There is more to do beyond the unlocking challenges as well if the gameplay style really catches your fancy. If you really want to test your ability to find the best routes down the mountains, additional challenges can be completed to get new bikes and outfits for your faceless rider. The bikes do have some influence on how you ride, but it’s certainly no substitute for what you’ve learned through experimentation. That detail is key since it could be quite aggravating to think your failures would be rectified by the right equipment, but Lonely Mountains: Downhill is certainly about mastering the environment, and to that end, there are even things to find out in the trail like resting spots. There isn’t anything unusual to find or collect though, the game maintaining that lonely air both as a good way of making feel like all you do is much more personal and as a way of letting its simple environments have a quiet beauty despite the self-imposed graphical limitations.

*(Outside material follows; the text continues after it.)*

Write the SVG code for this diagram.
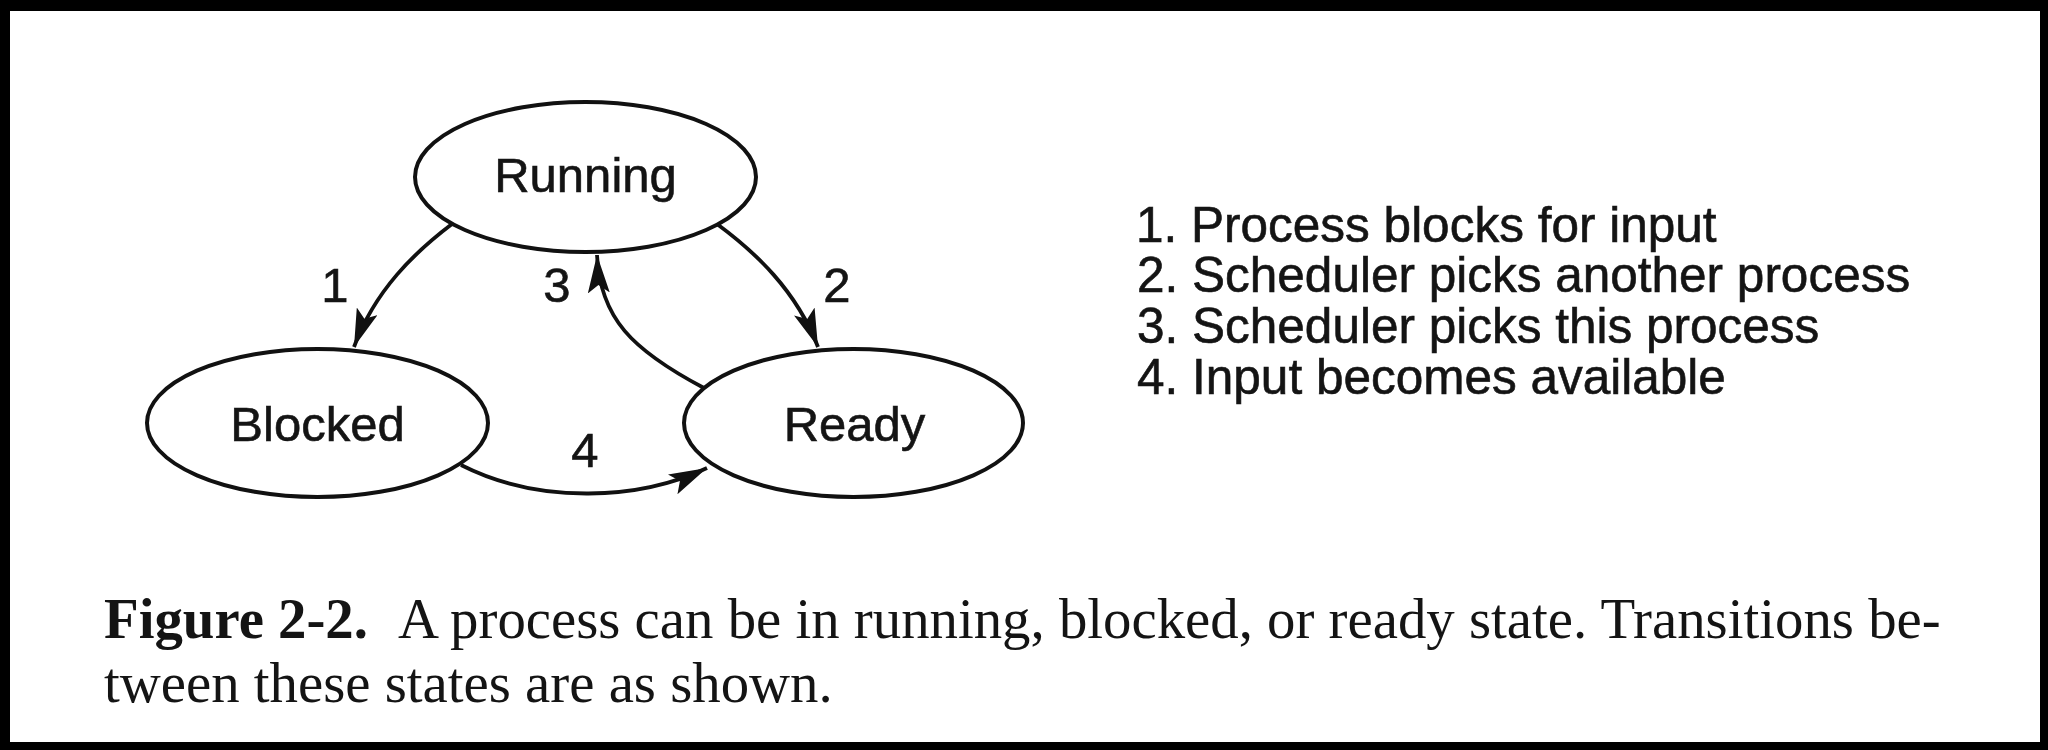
<svg xmlns="http://www.w3.org/2000/svg" width="2048" height="750" viewBox="0 0 2048 750">
  <style>
    .node { fill: #ffffff; stroke: #111111; stroke-width: 4; }
    .lbl { font-family: "Liberation Sans", Arial, Helvetica, sans-serif; font-size: 49px; fill: #141414; stroke: #141414; stroke-width: 0.6; text-anchor: middle; }
    .edge { fill: none; stroke: #111111; stroke-width: 3.8; marker-end: url(#arrow); }
    .num { font-family: "Liberation Sans", Arial, Helvetica, sans-serif; font-size: 49px; fill: #141414; stroke: #141414; stroke-width: 0.6; text-anchor: middle; }
    .legend { font-family: "Liberation Sans", Arial, Helvetica, sans-serif; font-size: 49.5px; fill: #141414; stroke: #141414; stroke-width: 0.6; }
    .cap { font-family: "Liberation Serif", "Times New Roman", serif; font-size: 56.8px; fill: #141414; }
  </style>
  <defs>
    <marker id="arrow" markerUnits="userSpaceOnUse" viewBox="0 0 38 22" markerWidth="38" markerHeight="22" refX="38" refY="11" orient="auto">
      <path d="M0,0 L38,11 L0,22 L8,11 z" fill="#111111"/>
    </marker>
  </defs>

  <rect x="0" y="0" width="2048" height="750" fill="#000000"/>
  <rect x="10" y="11" width="2030" height="731" fill="#ffffff"/>

  <g id="connectors">
    <path id="e1" class="edge" d="M452,224 C415,252 375,290 354,347"/>
    <path id="e2" class="edge" d="M717,224 C755,252 796,290 818,347"/>
    <path id="e3" class="edge" d="M704,388 C632,350 600,318 597,255"/>
    <path id="e4" class="edge" d="M461,465 C540,505 640,500 707,468"/>
    <text class="num" x="335" y="302">1</text>
    <text class="num" x="837" y="302">2</text>
    <text class="num" x="557" y="302">3</text>
    <text class="num" x="585" y="467">4</text>
  </g>

  <g id="running">
    <ellipse class="node" cx="585.5" cy="177" rx="170.5" ry="75"/>
    <text class="lbl" x="585.5" y="192">Running</text>
  </g>
  <g id="blocked">
    <ellipse class="node" cx="317.5" cy="423" rx="170.5" ry="74"/>
    <text class="lbl" x="317.5" y="441">Blocked</text>
  </g>
  <g id="ready">
    <ellipse class="node" cx="853.5" cy="423" rx="169.5" ry="74"/>
    <text class="lbl" x="854.5" y="441">Ready</text>
  </g>

  <g id="legend">
    <text class="legend" x="1136" y="242">1. Process blocks for input</text>
    <text class="legend" x="1137" y="292">2. Scheduler picks another process</text>
    <text class="legend" x="1137" y="343">3. Scheduler picks this process</text>
    <text class="legend" x="1137" y="394">4. Input becomes available</text>
  </g>

  <g id="caption">
    <text class="cap" y="638"><tspan x="104" font-weight="bold">Figure 2-2.</tspan><tspan x="398">A process can be in running, blocked, or ready state. Transitions be-</tspan></text>
    <text class="cap" x="104" y="702">tween these states are as shown.</text>
  </g>
</svg>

THE VERDICT: The structure of Lonely Mountains: Downhill really complements the goals of its gameplay. By having you experience every mountain trail first in a mode focused on freely feeling your way down the mountainside, you develop the skills and know-how to tackle the game’s more clearly defined challenges. The low-poly mountains are an excellent fit, their varied designs packed with many paths to take and shortcuts to uncover yourself, the satisfaction of completing a challenge coming from that self-guided learning period. The small failures can be surprisingly frequent though as you have trouble learning the line between safe shortcuts and deadly drops, but the potential frustrations are balanced out by the rewarding feeling of conquering a mountain by way of your personally developed route.

 

And so, I give Lonely Mountains: Downhill for Xbox One…

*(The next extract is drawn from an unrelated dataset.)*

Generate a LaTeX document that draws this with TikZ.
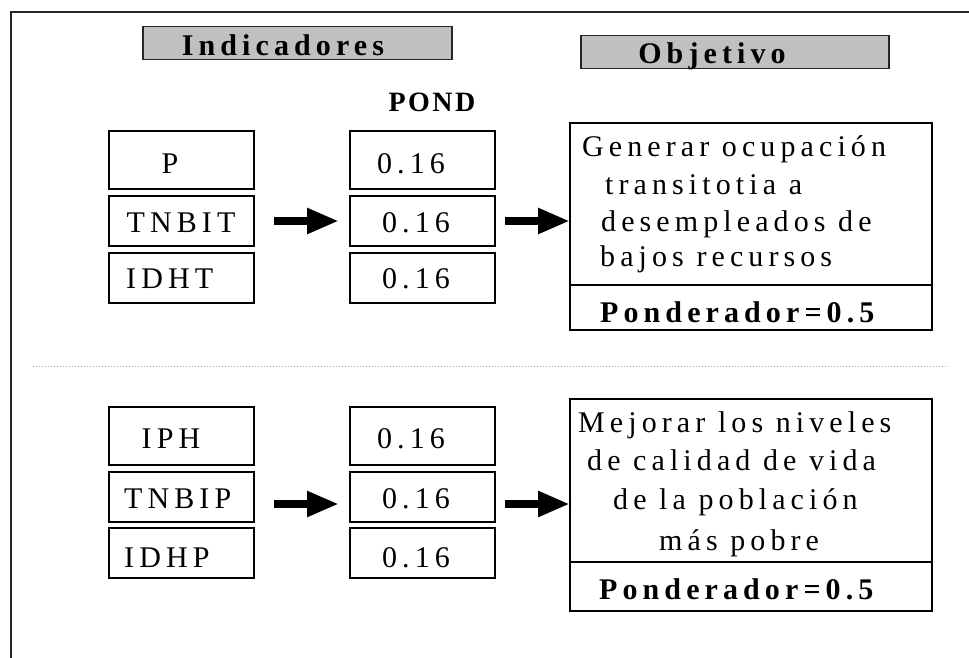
\documentclass[tikz,border=0pt]{standalone}
\usepackage{fontspec}
\setmainfont{Liberation Serif}
\newfontfamily\lsp[LetterSpace=17]{Liberation Serif}
\newfontfamily\lspn[LetterSpace=9]{Liberation Serif}
\usetikzlibrary{arrows.meta}
\definecolor{hdrgray}{HTML}{C0C0C0}
\begin{document}
\begin{tikzpicture}[x=1pt,y=-1pt,
  box/.style={draw=black, line width=1.3pt, inner sep=0pt, outer sep=0pt, minimum width=145pt},
  objbox/.style={draw=black, line width=1.3pt, inner sep=0pt, outer sep=0pt, minimum width=362pt},
  hdr/.style={draw=black!85, fill=hdrgray, line width=1.8pt, inner sep=0pt, minimum height=33pt},
  txt/.style={anchor=base, inner sep=0pt, font=\lsp\fontsize{30}{32}\selectfont},
  txtw/.style={txt, anchor=base west},
  bld/.style={font=\lsp\bfseries\fontsize{30}{32}\selectfont},
  hfont/.style={font=\lsp\bfseries\fontsize{30}{32}\selectfont},
  pfont/.style={font=\lspn\bfseries\fontsize{28}{30}\selectfont},
  fat/.style={line width=8pt, -{Triangle[length=32pt,width=24pt]}},
  divider/.style={line width=2.5pt},
]
\useasboundingbox (0,0) rectangle (969,658);
% frame
\draw[line width=2pt, black!85] (11,658) -- (11,12) -- (969,12);

% headers
\node[hdr, minimum width=309pt] (hind) at (297.5,43) {};
\node[txt, hfont] (tind) at (283,56) {Indicadores};
\node[hdr, minimum width=308pt] (hobj) at (735,52) {};
\node[txt, hfont] (tobj) at (712,64) {Objetivo};
\node[txt, pfont] (pond) at (432,112) {POND};

% top group, column 1
\node[box, minimum height=58pt] (a1) at (181.5,160) {};
\node[box, minimum height=50pt] (a2) at (181.5,221) {};
\node[box, minimum height=50pt] (a3) at (181.5,278) {};
\node[txt] (ta1) at (170,173) {P};
\node[txt] (ta2) at (181,232) {TNBIT};
\node[txtw] (ta3) at (126,288) {IDHT};
% top group, column 2
\node[box, minimum height=58pt] (b1) at (422.5,160) {};
\node[box, minimum height=50pt] (b2) at (422.5,221) {};
\node[box, minimum height=50pt] (b3) at (422.5,278) {};
\node[txt] (tb1) at (411,173) {0.16};
\node[txt] (tb2) at (416,232) {0.16};
\node[txt] (tb3) at (416,288) {0.16};
% top objective
\node[objbox, minimum height=207pt] (o1) at (751,226.5) {};
\coordinate (d1) at (0,285);
\draw[divider] (o1.west |- d1) -- (o1.east |- d1);
\node[txtw] (to1a) at (582,157) {Generar ocupación};
\node[txtw] (to1b) at (605,194) {transitotia a};
\node[txtw] (to1c) at (601,231) {desempleados de};
\node[txtw] (to1d) at (600,266) {bajos recursos};
\node[txtw, bld] (to1e) at (600,322) {Ponderador=0.5};
% top arrows
\draw[fat, shorten <=20pt, shorten >=11pt] (a2.east) -- (b2.west);
\draw[fat, shorten <=10pt] (b2.east) -- (o1.west |- b2.east);

% separator
\draw[black!35, dotted, line width=1pt] (33,366) -- (948,366);

% bottom group, column 1
\node[box, minimum height=58pt] (c1) at (181.5,436) {};
\node[box, minimum height=50pt] (c2) at (181.5,497) {};
\node[box, minimum height=50pt] (c3) at (181.5,553) {};
\node[txt] (tc1) at (171,448) {IPH};
\node[txtw] (tc2) at (124,508) {TNBIP};
\node[txtw] (tc3) at (124,567) {IDHP};
% bottom group, column 2
\node[box, minimum height=58pt] (e1) at (422.5,436) {};
\node[box, minimum height=50pt] (e2) at (422.5,497) {};
\node[box, minimum height=50pt] (e3) at (422.5,553) {};
\node[txt] (te1) at (411,448) {0.16};
\node[txt] (te2) at (416,508) {0.16};
\node[txt] (te3) at (416,567) {0.16};
% bottom objective
\node[objbox, minimum height=212pt] (o2) at (751,505) {};
\coordinate (d2) at (0,562);
\draw[divider] (o2.west |- d2) -- (o2.east |- d2);
\node[txtw] (to2a) at (578,432) {Mejorar los niveles};
\node[txtw] (to2b) at (587,470) {de calidad de vida};
\node[txtw] (to2c) at (613,509) {de la población};
\node[txtw] (to2d) at (659,550) {más pobre};
\node[txtw, bld] (to2e) at (599,599) {Ponderador=0.5};
% bottom arrows
\coordinate (ya) at (0,504);
\draw[fat, shorten <=20pt, shorten >=11pt] (c2.east |- ya) -- (e2.west |- ya);
\draw[fat, shorten <=10pt] (e2.east |- ya) -- (o2.west |- ya);
\end{tikzpicture}
\end{document}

A GOOD rating. The amount of player agency featured in Lonely Mountains: Downhill is exhilarating. That initial exploration of a mountain trail could have been too aimless or bland without the right motivations, but not only do the physics of the game make that traversal already fairly challenging to do safely at all, but the practice done in the low pressure version of the course transfers wonderfully to taking on the challenges with stakes. The fact that failures are so frequent is a necessary evil, because without that degree of difficulty and the proper limitations imposed on you, there would be little excitement in finding an effective shortcut or using the mountain’s geometry to gain an edge. It definitely could do with some clarity on what could be lethal, perhaps something like a small effect around the bike’s tires that subtly indicates when you’ve hit a dangerous speed or when you’ve fallen too far and will die when you next touch the ground. There is a subtle realism to the game despite its graphical style that would have to be accounted for, but the strange beauty and serene experience wouldn’t be jeopardized by a little more feedback, and there are always options like controller rumble that wouldn’t interfere with the idea of one simple biker trying to conquer a treacherous mountain path on their own.

 

The mountains of Lonely Mountains: Downhill are definitely the stars of the show. The variation between them is surprisingly good considering they’re all meant to look natural and hardly show the footprint of human influence, but what they really bring to the table is their openness. They can be aggravating at times, but by encouraging the player to find their own preferred path from so many possibilities, the mountain layouts create a biking game where thrilling stunts and high speeds aren’t necessary to make play satisfying.